Comparison with naïve augmentation baselines—e.g., random placement of hand/object models on background photos—establishes that physically consistent simulation is crucial for transfer. Merely augmenting background data or compositing instances on random scenes leads to pronounced failure on interaction-dependent metrics.

Figure 11: Simple HOI generation approach: Object models and hands are randomly projected onto ImageNet backgrounds.
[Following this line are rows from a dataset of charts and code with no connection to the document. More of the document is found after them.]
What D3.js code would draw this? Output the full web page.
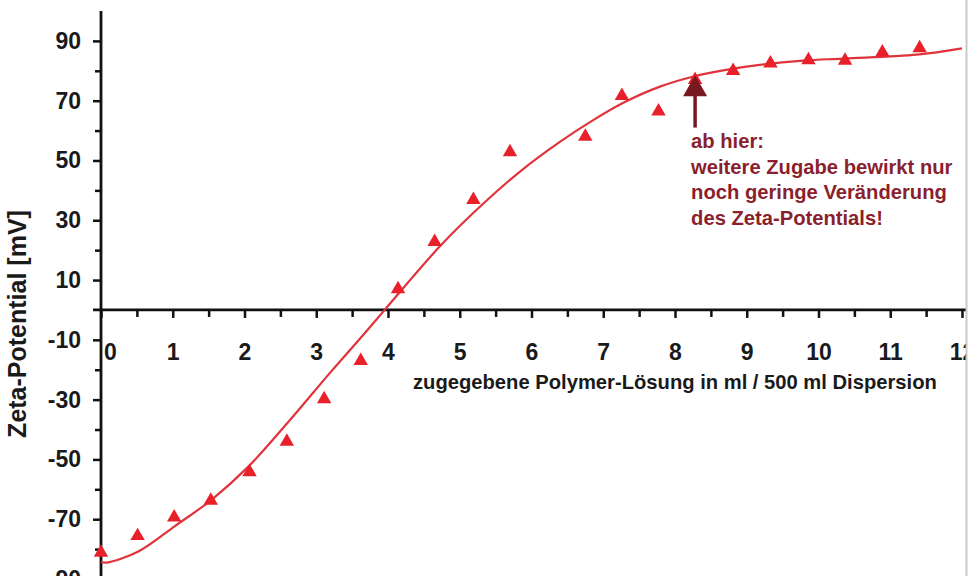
<!DOCTYPE html>
<html>
<head>
<meta charset="utf-8">
<script src="https://cdn.jsdelivr.net/npm/d3@7"></script>
<style>
  html, body { margin: 0; padding: 0; background: #fff; }
  svg { display: block; }
  text { font-family: "Liberation Sans", Arial, Helvetica, sans-serif; font-weight: bold; }
</style>
</head>
<body>
<script>
// ---- data ----
const dataX = [0, 0.51, 1.02, 1.53, 2.07, 2.59, 3.11, 3.62, 4.14, 4.65, 5.19, 5.70, 6.75, 7.26, 7.77, 8.28, 8.81, 9.33, 9.86, 10.37, 10.89, 11.41];
const dataY = [-81.2, -75.6, -69.4, -63.8, -54.2, -44, -29.8, -17, 7, 22.8, 36.8, 52.8, 58, 71.6, 66.4, 77, 80, 82.5, 83.6, 83.4, 86.2, 87.6];

const fitX = [0, 0.08, 0.52, 1.03, 1.54, 2.05, 2.61, 3.2, 3.66, 3.96, 4.72, 5.28, 5.84, 6.4, 6.86, 7.28, 7.79, 8.26, 8.81, 9.18, 9.79, 10.35, 11.37, 12.0];
const fitY = [-84.2, -84.5, -80.8, -72.3, -63.5, -52.5, -37.5, -20.8, -8.2, 0.2, 21.2, 34.5, 46.3, 56.3, 63.5, 69.3, 74.7, 78.1, 80.7, 82.0, 83.4, 84.1, 85.4, 87.5];

const xTickLabels = ["0","1","2","3","4","5","6","7","8","9","10","11","12"];
const xTickValues = [0,1,2,3,4,5,6,7,8,9,10,11,12];
const xMinorTicks = [0.5,1.5,2.5,3.5,4.5,5.5,6.5,7.5,8.5,9.5,10.5,11.5];
const yTickValues = [90, 70, 50, 30, 10, -10, -30, -50, -70, -90];
const yTickLabels = ["90","70","50","30","10","-10","-30","-50","-70","-90"];
const yMinorTicks = [80, 60, 40, 20, -20, -40, -60, -80];

const xTitle = "zugegebene Polymer-Lösung in ml / 500 ml Dispersion";
const yTitle = "Zeta-Potential [mV]";
const noteLines = ["ab hier:", "weitere Zugabe bewirkt nur", "noch geringe Veränderung", "des Zeta-Potentials!"];
const arrowX = 8.28;
const arrowTipY = 78.5;
const arrowTailY = 61;

// ---- layout ----
const W = 973, H = 576;
const x = d3.scaleLinear().domain([0, 12]).range([101, 962]);
const y = d3.scaleLinear().domain([-90, 100]).range([579, 11]);

const svg = d3.select("body").append("svg").attr("width", W).attr("height", H);
svg.append("defs").append("clipPath").attr("id", "clip")
  .append("rect").attr("x", 0).attr("y", 0).attr("width", 966).attr("height", H);
const g = svg.append("g").attr("clip-path", "url(#clip)");

const FONT = '"Liberation Sans", Arial, sans-serif';

// Y axis (labeled ticks)
const yAxis = d3.axisLeft(y).tickValues(yTickValues).tickSize(8).tickPadding(12)
  .tickFormat((d, i) => yTickLabels[i]);
const yg = g.append("g").attr("transform", `translate(${x(0)},0)`).call(yAxis);
yg.select(".domain").remove();
yg.selectAll(".tick line").attr("stroke", "#111").attr("stroke-width", 2.5);
yg.selectAll(".tick text").attr("font-size", 23).attr("font-weight", "bold")
  .attr("fill", "#1a1a1a").attr("font-family", FONT);
// Y minor ticks
const ym = g.append("g").attr("transform", `translate(${x(0)},0)`)
  .call(d3.axisLeft(y).tickValues(yMinorTicks).tickSize(6).tickFormat(""));
ym.select(".domain").remove();
ym.selectAll(".tick line").attr("stroke", "#111").attr("stroke-width", 2.5);
// Y axis line
g.append("line").attr("x1", x(0)).attr("x2", x(0)).attr("y1", y(100)).attr("y2", H + 5)
  .attr("stroke", "#111").attr("stroke-width", 2.8);

// X axis (at y = 0)
const xAxis = d3.axisBottom(x).tickValues(xTickValues).tickSize(8).tickPadding(26)
  .tickFormat((d, i) => xTickLabels[i]);
const xg = g.append("g").attr("transform", `translate(0,${y(0)})`).call(xAxis);
xg.select(".domain").remove();
xg.selectAll(".tick line").attr("stroke", "#111").attr("stroke-width", 2.5);
xg.selectAll(".tick text").attr("font-size", 23).attr("font-weight", "bold")
  .attr("fill", "#1a1a1a").attr("font-family", FONT)
  .attr("dx", d => d === 0 ? 9 : 0);
const xm = g.append("g").attr("transform", `translate(0,${y(0)})`)
  .call(d3.axisBottom(x).tickValues(xMinorTicks).tickSize(7).tickFormat(""));
xm.select(".domain").remove();
xm.selectAll(".tick line").attr("stroke", "#111").attr("stroke-width", 2.5);
g.append("line").attr("x1", x(0) - 8).attr("x2", x(12) + 5).attr("y1", y(0)).attr("y2", y(0))
  .attr("stroke", "#111").attr("stroke-width", 2.8);

// Axis titles
g.append("text").attr("x", 413).attr("y", 389).attr("font-size", 20.2)
  .attr("fill", "#1a1a1a").text(xTitle);
g.append("text").attr("transform", "translate(26,324) rotate(-90)").attr("text-anchor", "middle")
  .attr("font-size", 25).attr("fill", "#1a1a1a").text(yTitle);

// Fit curve
const line = d3.line().x(d => x(d[0])).y(d => y(d[1])).curve(d3.curveCatmullRom.alpha(0.5));
g.append("path").datum(fitX.map((v, i) => [v, fitY[i]]))
  .attr("d", line).attr("fill", "none").attr("stroke", "#e0333b").attr("stroke-width", 2.2);

// Data triangles
g.selectAll(".pt").data(dataX.map((v, i) => [v, dataY[i]])).enter().append("path")
  .attr("class", "pt")
  .attr("transform", d => `translate(${x(d[0])},${y(d[1])})`)
  .attr("d", d3.symbol().type(d3.symbolTriangle).size(90))
  .attr("fill", "#e8202a");

// Arrow annotation
const ax = x(arrowX), tipY = y(arrowTipY), tailY = y(arrowTailY);
g.append("line").attr("x1", ax).attr("x2", ax).attr("y1", tailY).attr("y2", tipY + 15)
  .attr("stroke", "#7a1822").attr("stroke-width", 3.5);
g.append("path").attr("d", `M${ax},${tipY} L${ax - 12},${tipY + 21} L${ax + 12},${tipY + 21} Z`)
  .attr("fill", "#7a1822");

const note = g.append("text").attr("font-size", 20.2).attr("fill", "#8a1f2d");
noteLines.forEach((t, i) => {
  note.append("tspan").attr("x", ax - 4).attr("y", 148 + i * 25.5).text(t);
});

// right frame line
svg.append("line").attr("x1", 966.5).attr("x2", 966.5).attr("y1", 0).attr("y2", H)
  .attr("stroke", "#c9c9c9").attr("stroke-width", 2);
</script>
</body>
</html>
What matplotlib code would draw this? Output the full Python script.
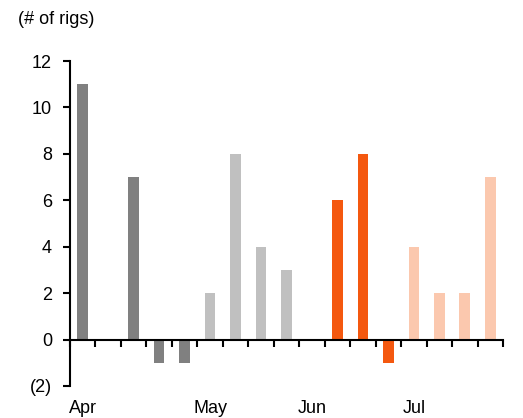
import matplotlib
matplotlib.use("Agg")
import matplotlib.pyplot as plt
from matplotlib.ticker import FuncFormatter
from matplotlib.transforms import blended_transform_factory

plt.rcParams['font.family'] = ['Liberation Sans', 'DejaVu Sans']

# weekly change in rig count
values = [11, 0, 7, -1, -1, 2, 8, 4, 3, 0, 6, 8, -1, 4, 2, 2, 7]
months = ['Apr', 'May', 'Jun', 'Jul']
month_start = [0, 5, 9, 13]
month_colors = ['#808080', '#C0C0C0', '#F4580F', '#FBC8AE']

colors = []
for i in range(len(values)):
    m = max(k for k, s in enumerate(month_start) if s <= i)
    colors.append(month_colors[m])

fig = plt.figure(figsize=(5.23, 4.18), dpi=100)
ax = fig.add_axes([70 / 523, 1 - 386 / 418, 433 / 523, 325 / 418])

x = list(range(len(values)))
ax.bar(x, values, width=0.42, color=colors, zorder=2)

ax.set_xlim(-0.5, len(values) - 0.5)
ax.set_ylim(-2, 12)
ax.set_yticks(range(-2, 13, 2))
ax.yaxis.set_major_formatter(FuncFormatter(lambda v, p: f"({abs(int(v))})" if v < 0 else f"{int(v)}"))

ax.spines['top'].set_visible(False)
ax.spines['right'].set_visible(False)
ax.spines['bottom'].set_position(('data', 0))
ax.spines['left'].set_linewidth(1.5)
ax.spines['bottom'].set_linewidth(1.5)

ax.set_xticks([i - 0.5 for i in range(len(values) + 1)])
ax.set_xticklabels([])
ax.tick_params(axis='x', direction='out', length=5, width=1.5)
ax.tick_params(axis='y', direction='out', length=5, width=1.5, labelsize=13, pad=8)

trans = blended_transform_factory(ax.transData, ax.transAxes)
for name, s in zip(months, month_start):
    ax.text(s, -0.068, name, transform=trans, ha='center', va='center', fontsize=13)

fig.text(18 / 523, 1 - 20 / 418, '(# of rigs)', ha='left', va='center', fontsize=13)

fig.savefig('out.png', dpi=100)
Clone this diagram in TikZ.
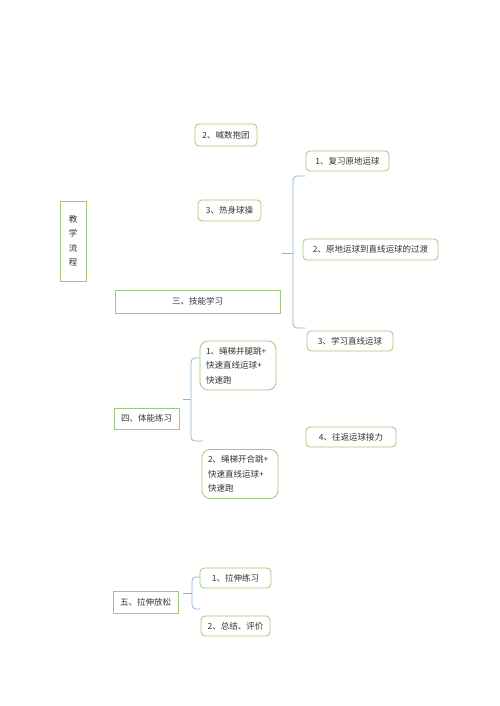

Implications and Future Directions

The study delivers several definitive takeaways for the field:

Synthetic data, when integrated with domain adaptation frameworks, is an effective mechanism for reducing dependence on large annotated egocentric datasets in HOI detection.
The quality, diversity, and domain alignment of synthetic data critically mediate sim2real transfer success. Precise alignment (objects, grasps, environments) is necessary in low-label (UDA) regimes but provides marginal gain once even small quantities of real labels are available.
Optimal data regimes balance synthetic and real data such that a small proportion of real annotations (10–25%) suffices if complemented by a high-diversity synthetic set.
Frame-based generation is adequate for the HOS task, but extending the pipeline to temporally coherent sequence generation is a relevant direction for future work.
Beyond enhanced annotation, synthetic data augments are functional for downstream tasks (hand contact and side classification, offset prediction), not merely segmentation.

Conclusion

This work presents not merely a pipeline, but an extensive empirical account quantifying the impact of synthetic data and domain adaptation on egocentric HOI segmentation. The results are grounded in thorough quantitative and qualitative evaluation, with strong improvements documented in all adaptation regimes, especially when real labeled data is scarce, and reaffirm the necessity for physical plausibility and domain-aligned synthetic corpora in sim2real transfer for fine-grained hand-object interaction. Future research will benefit from sequence-level simulation, expanded physical modeling beyond grasping, and combinatorial scaling of synthetic domain space for more general egocentric activity understanding.